30.2090, FYI: May 2019 Newsletter - LDC

Fri May 17 01:52:41 UTC 2019

LINGUIST List: Vol-30-2090. Thu May 16 2019. ISSN: 1069 - 4875.

Subject: 30.2090, FYI: May 2019 Newsletter - LDC

Moderator: Malgorzata E. Cavar (linguist at linguistlist.org)
Student Moderator: Jeremy Coburn
Managing Editor: Becca Morris
Team: Helen Aristar-Dry, Everett Green, Sarah Robinson, Peace Han, Nils Hjortnaes, Yiwen Zhang, Julian Dietrich
Jobs: jobs at linguistlist.org | Conferences: callconf at linguistlist.org | Pubs: pubs at linguistlist.org

Homepage: http://linguistlist.org

Please support the LL editors and operation with a donation at:
           https://funddrive.linguistlist.org/donate/

Editor for this issue: Everett Green <everett at linguistlist.org>
================================================================

Date: Thu, 16 May 2019 21:52:13
From: Membership Coordinator [ldc at ldc.upenn.edu]
Subject: May 2019 Newsletter - LDC

In this newsletter: 
New Publications:

Multi-Language Conversational Telephone Speech 2011 -- English Group

TAC KBP Chinese Regular Slot Filling - Comprehensive 
Training and Evaluation Data 2014

CIEMPIESS Experimentation

IARPA Babel Guarani Language Pack IARPA-babel305b-v1.0c

New publications:

(1) Multi-Language Conversational Telephone Speech 2011 -- English Group was
developed by LDC and is comprised of approximately 18 hours of telephone
speech in two general varieties of English: American and South Asian.

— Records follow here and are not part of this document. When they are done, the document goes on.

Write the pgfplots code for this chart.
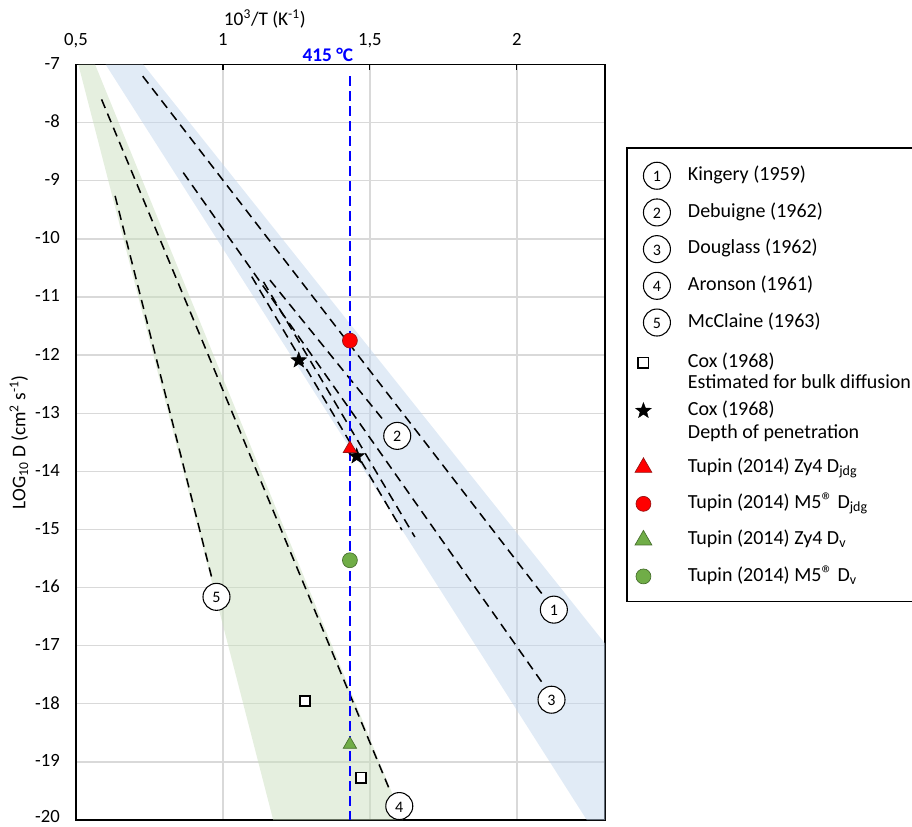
\documentclass[border=0pt]{standalone}
\usepackage{fontspec}
\setmainfont{Carlito}
\usepackage{pgfplots}
\pgfplotsset{compat=1.18}
\definecolor{bandblue}{RGB}{195,215,237}
\definecolor{bandgreen}{RGB}{203,223,191}
\definecolor{gridgray}{RGB}{217,217,217}
\definecolor{mkred}{RGB}{255,0,0}
\definecolor{mkreddark}{RGB}{150,20,20}
\definecolor{mkgreen}{RGB}{112,173,71}
\definecolor{mkgreendark}{RGB}{70,110,45}
\newcommand\myfont{\fontsize{14.5}{17.4}\selectfont}
\newcommand\tickfont{\fontsize{14}{16.8}\selectfont}
\newcommand\legfont{\fontsize{15}{18}\selectfont}
\newcommand\reg{{\fontsize{17}{17}\selectfont ®}}
\pgfdeclareplotmark{fstar}{%
  \pgfpathmoveto{\pgfqpointpolar{90}{\pgfplotmarksize}}%
  \pgfpathlineto{\pgfqpointpolar{126}{0.42\pgfplotmarksize}}%
  \pgfpathlineto{\pgfqpointpolar{162}{\pgfplotmarksize}}%
  \pgfpathlineto{\pgfqpointpolar{198}{0.42\pgfplotmarksize}}%
  \pgfpathlineto{\pgfqpointpolar{234}{\pgfplotmarksize}}%
  \pgfpathlineto{\pgfqpointpolar{270}{0.42\pgfplotmarksize}}%
  \pgfpathlineto{\pgfqpointpolar{306}{\pgfplotmarksize}}%
  \pgfpathlineto{\pgfqpointpolar{342}{0.42\pgfplotmarksize}}%
  \pgfpathlineto{\pgfqpointpolar{18}{\pgfplotmarksize}}%
  \pgfpathlineto{\pgfqpointpolar{54}{0.42\pgfplotmarksize}}%
  \pgfpathclose
  \pgfusepathqfillstroke}
\tikzset{numcirc/.style={circle, draw=black, line width=0.8pt, fill=white,
  minimum size=20.25pt, inner sep=0pt, outer sep=0pt, font=\fontsize{12}{14}\selectfont,
  text height=0.63em, text depth=0pt}}
\pgfplotsset{dline/.style={black, line width=1.15pt, dash pattern=on 7pt off 4.5pt, forget plot}}
\begin{document}
\myfont
\begin{tikzpicture}
\useasboundingbox (0,0) rectangle (684pt,619.5pt);
\begin{axis}[
  at={(57pt,4.5pt)}, anchor=south west,
  scale only axis, width=396.75pt, height=566.6pt,
  xmin=0.5, xmax=2.3, ymin=-20, ymax=-7,
  clip mode=individual,
  xtick={0.5,1,1.5,2}, xticklabels={{0,5},1,{1,5},2},
  ytick={-20,-19,...,-7},
  yticklabels={\raisebox{3.5pt}{-20},-19,-18,-17,-16,-15,-14,-13,-12,-11,-10,-9,-8,-7},
  xtick pos=right, xticklabel pos=right,
  tick align=inside, major tick length=3.75pt,
  xtick style={black, line width=0.9pt},
  ytick style={draw=none},
  grid=major, major grid style={draw=gridgray, line width=1pt},
  axis line style={black, line width=1.1pt},
  tick label style={font=\tickfont},
  xticklabel style={anchor=base, inner sep=0pt, yshift=13.9pt},
  yticklabel style={anchor=east, inner sep=0pt, xshift=-12pt, yshift=0.8pt},
  xlabel={10\textsuperscript{3}/T (K\textsuperscript{-1})},
  ylabel={LOG\textsubscript{10} D (cm\textsuperscript{2} s\textsuperscript{-1})},
  every axis x label/.style={at={(axis description cs:0.357,1.0523)}, anchor=base, font=\myfont},
  every axis y label/.style={at={(axis description cs:-0.1078,0.5)}, rotate=90, anchor=center, font=\myfont},
  legend cell align=left,
  legend style={at={(axis description cs:1.0416,0.8895)}, anchor=north west,
    draw=black, line width=1.1pt, fill=white, row sep=0pt, column sep=12.75pt,
    inner xsep=6pt, inner ysep=10.125pt, outer sep=0pt, font=\legfont,
    nodes={inner sep=0pt, outer sep=0pt, text height=0.75em, text depth=0.25em}},
]
% shaded bands
\addplot[draw=none, fill=bandblue, fill opacity=0.5, forget plot]
  coordinates {(0.601,-7) (0.729,-7) (2.779,-20) (2.238,-20) (0.601,-7)};
\addplot[draw=none, fill=bandgreen, fill opacity=0.5, forget plot]
  coordinates {(0.508,-7) (0.565,-7) (1.613,-20) (1.171,-20) (0.508,-7)};
% dashed literature lines
\addplot[dline] coordinates {(0.727,-7.20) (2.089,-16.13)};
\addplot[dline] coordinates {(0.865,-8.86) (2.084,-17.62)};
\addplot[dline] coordinates {(0.587,-7.60) (1.568,-19.49)};
\addplot[dline] coordinates {(0.633,-9.26) (0.964,-15.87)};
\addplot[dline] coordinates {(1.098,-10.65) (1.609,-15.01)};
\addplot[dline] coordinates {(1.138,-10.74) (1.653,-15.13)};
\addplot[dline] coordinates {(1.160,-10.71) (1.554,-13.17)};
% 415 C line
\addplot[blue, line width=2pt, dash pattern=on 7.5pt off 3.75pt, forget plot]
  coordinates {(1.432,-7.2) (1.432,-20)};
% data markers
\addplot[only marks, mark=square*, mark size=3.8pt, mark options={fill=white, draw=black, line width=1.4pt}, forget plot]
  coordinates {(1.279,-17.95) (1.469,-19.27)};
\addplot[only marks, mark=fstar, mark size=6.2pt, mark options={fill=black, draw=black, line width=0.3pt}, forget plot]
  coordinates {(1.258,-12.09) (1.455,-13.74)};
\addplot[only marks, mark=triangle*, mark size=5.8pt, mark options={fill=mkred, draw=mkreddark, line width=0.5pt}, forget plot]
  coordinates {(1.432,-13.61)};
\addplot[only marks, mark=*, mark size=5.6pt, mark options={fill=mkred, draw=mkreddark, line width=0.5pt}, forget plot]
  coordinates {(1.432,-11.75)};
\addplot[only marks, mark=triangle*, mark size=5.8pt, mark options={fill=mkgreen, draw=mkgreendark, line width=0.5pt}, forget plot]
  coordinates {(1.432,-18.70)};
\addplot[only marks, mark=*, mark size=5.6pt, mark options={fill=mkgreen, draw=mkgreendark, line width=0.5pt}, forget plot]
  coordinates {(1.432,-15.53)};
% labels
\node[numcirc] at (axis cs:2.126,-16.38) {1};
\node[numcirc] at (axis cs:1.593,-13.39) {2};
\node[numcirc] at (axis cs:2.118,-17.93) {3};
\node[numcirc] at (axis cs:1.600,-19.76) {4};
\node[numcirc] at (axis cs:0.978,-16.16) {5};
\node[anchor=base, text=blue, font=\myfont\bfseries, inner sep=0pt, yshift=1.9pt] at (axis cs:1.357,-7) {415 °C};
% legend
\addlegendimage{legend image code/.code={\node[numcirc] at (0pt,0pt) {1}; \path (0pt,-13.21pt) (0pt,10.125pt);}}
\addlegendentry{Kingery (1959)}
\addlegendimage{legend image code/.code={\node[numcirc] at (0pt,0pt) {2}; \path (0pt,-13.21pt) (0pt,13.21pt);}}
\addlegendentry{Debuigne (1962)}
\addlegendimage{legend image code/.code={\node[numcirc] at (0pt,0pt) {3}; \path (0pt,-13.21pt) (0pt,13.21pt);}}
\addlegendentry{Douglass (1962)}
\addlegendimage{legend image code/.code={\node[numcirc] at (0pt,0pt) {4}; \path (0pt,-13.21pt) (0pt,13.21pt);}}
\addlegendentry{Aronson (1961)}
\addlegendimage{legend image code/.code={\node[numcirc] at (0pt,0pt) {5}; \path (0pt,-14.45pt) (0pt,13.21pt);}}
\addlegendentry{McClaine (1963)}
\addlegendimage{legend image code/.code={\draw[mark=square*, mark size=3.8pt, mark options={fill=white, draw=black, line width=1.4pt}] plot coordinates {(0pt,0pt)}; \path (0pt,-7.55pt) (0pt,14.45pt);}}
\addlegendentry{Cox (1968)}
\addlegendimage{legend image code/.code={\path (0pt,-9.46pt) (0pt,7.55pt);}}
\addlegendentry{Estimated for bulk diffusion}
\addlegendimage{legend image code/.code={\draw[mark=fstar, mark size=6.2pt, mark options={fill=black, draw=black, line width=0.3pt}] plot coordinates {(0pt,0pt)}; \path (0pt,-8.19pt) (0pt,9.46pt);}}
\addlegendentry{Cox (1968)}
\addlegendimage{legend image code/.code={\path (0pt,-11.98pt) (0pt,8.19pt);}}
\addlegendentry{Depth of penetration}
\addlegendimage{legend image code/.code={\draw[mark=triangle*, mark size=7.3pt, mark options={fill=mkred, draw=mkreddark, line width=0.5pt}] plot coordinates {(0pt,0pt)}; \path (0pt,-13.06pt) (0pt,11.98pt);}}
\addlegendentry{Tupin (2014) Zy4 D\textsubscript{jdg}}
\addlegendimage{legend image code/.code={\draw[mark=*, mark size=5.6pt, mark options={fill=mkred, draw=mkreddark, line width=0.5pt}] plot coordinates {(0pt,0pt)}; \path (0pt,-13.06pt) (0pt,13.06pt);}}
\addlegendentry{Tupin (2014) M5\reg{} D\textsubscript{jdg}}
\addlegendimage{legend image code/.code={\draw[mark=triangle*, mark size=7.3pt, mark options={fill=mkgreen, draw=mkgreendark, line width=0.5pt}] plot coordinates {(0pt,0pt)}; \path (0pt,-13.06pt) (0pt,13.06pt);}}
\addlegendentry{Tupin (2014) Zy4 D\textsubscript{v}}
\addlegendimage{legend image code/.code={\draw[mark=*, mark size=5.6pt, mark options={fill=mkgreen, draw=mkgreendark, line width=0.5pt}] plot coordinates {(0pt,0pt)}; \path (0pt,-8.08pt) (0pt,13.06pt);}}
\addlegendentry{Tupin (2014) M5\reg{} D\textsubscript{v}}
\end{axis}
\end{tikzpicture}
\end{document}
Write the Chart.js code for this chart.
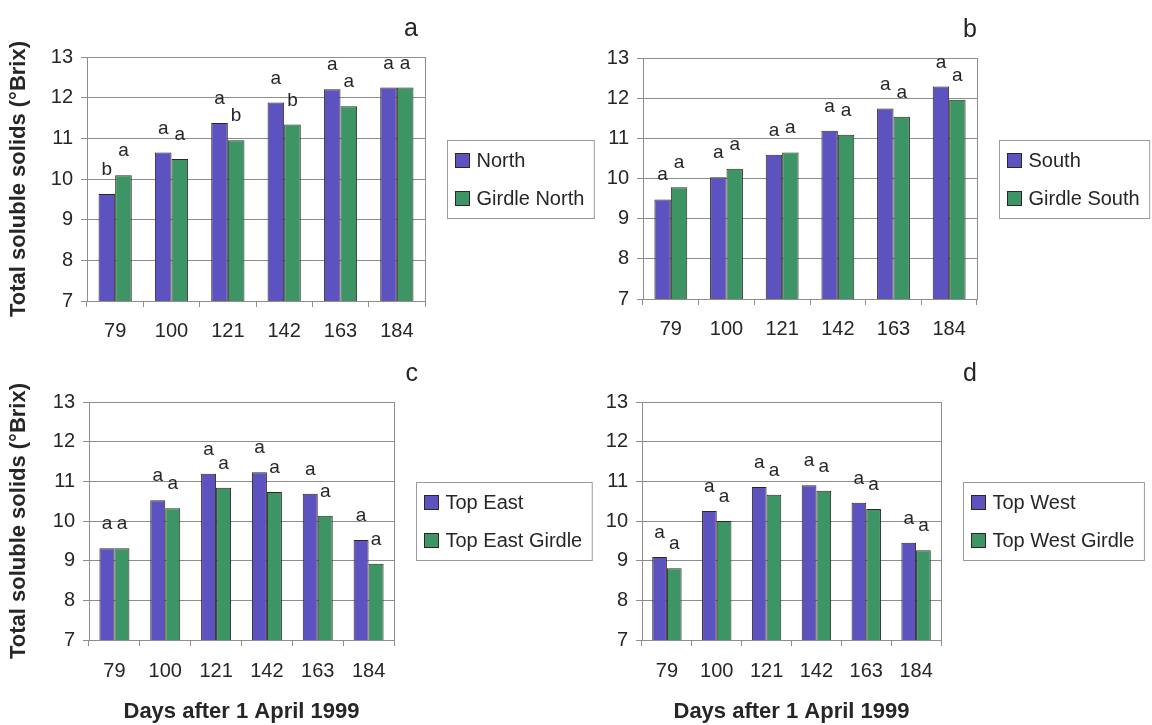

The data were collected primarily to support research and technology
evaluation in automatic language identification, and portions of these
telephone calls were used in the NIST 2011 Language Recognition Evaluation
(LRE). Participants were recruited by native speakers who contacted
acquaintances in their social network. Those native speakers made one call, up
to 15 minutes, to each acquaintance. Calls are labeled by human auditors for
callee gender, dialect type, and noise. 

LDC has also released the following as part of the Multi-Language
Conversational Telephone Speech 2011 series:

- Slavic Group (LDC2016S11)
- Turkish (LDC2017S09)
- South Asian (LDC2017S14)
- Central Asian (LDC2018S03)
- Central European (LDC2018S08)
- Spanish (LDC2018S12)
- Arabic (LDC2019S02)

Multi-Language Conversational Telephone Speech 2011 -- English Group is
distributed via web download. 

2019 Subscription Members will automatically receive copies of this corpus.
2019 Standard Members may request a copy as part of their 16 free membership
corpora. Non-members may license this data for a fee. 

*

(2) TAC KBP Chinese Regular Slot Filling - Comprehensive Training and
Evaluation Data 2014 was developed by LDC and contains training and evaluation
data produced in support of the TAC KBP Chinese Regular Slot Filling
evaluation track conducted in 2014. This release includes queries, the 'manual
runs' (human-produced responses to the queries), the final rounds of
assessment results, and the complete set of Chinese source documents.

The regular Chinese Slot Filling evaluation track involved mining information
about entities from text. In completing the task, participating systems and
LDC annotators searched a corpus for information on certain attributes (slots)
of person and organization entities and attempted to return all valid answers
(slot fillers) in the source collection. 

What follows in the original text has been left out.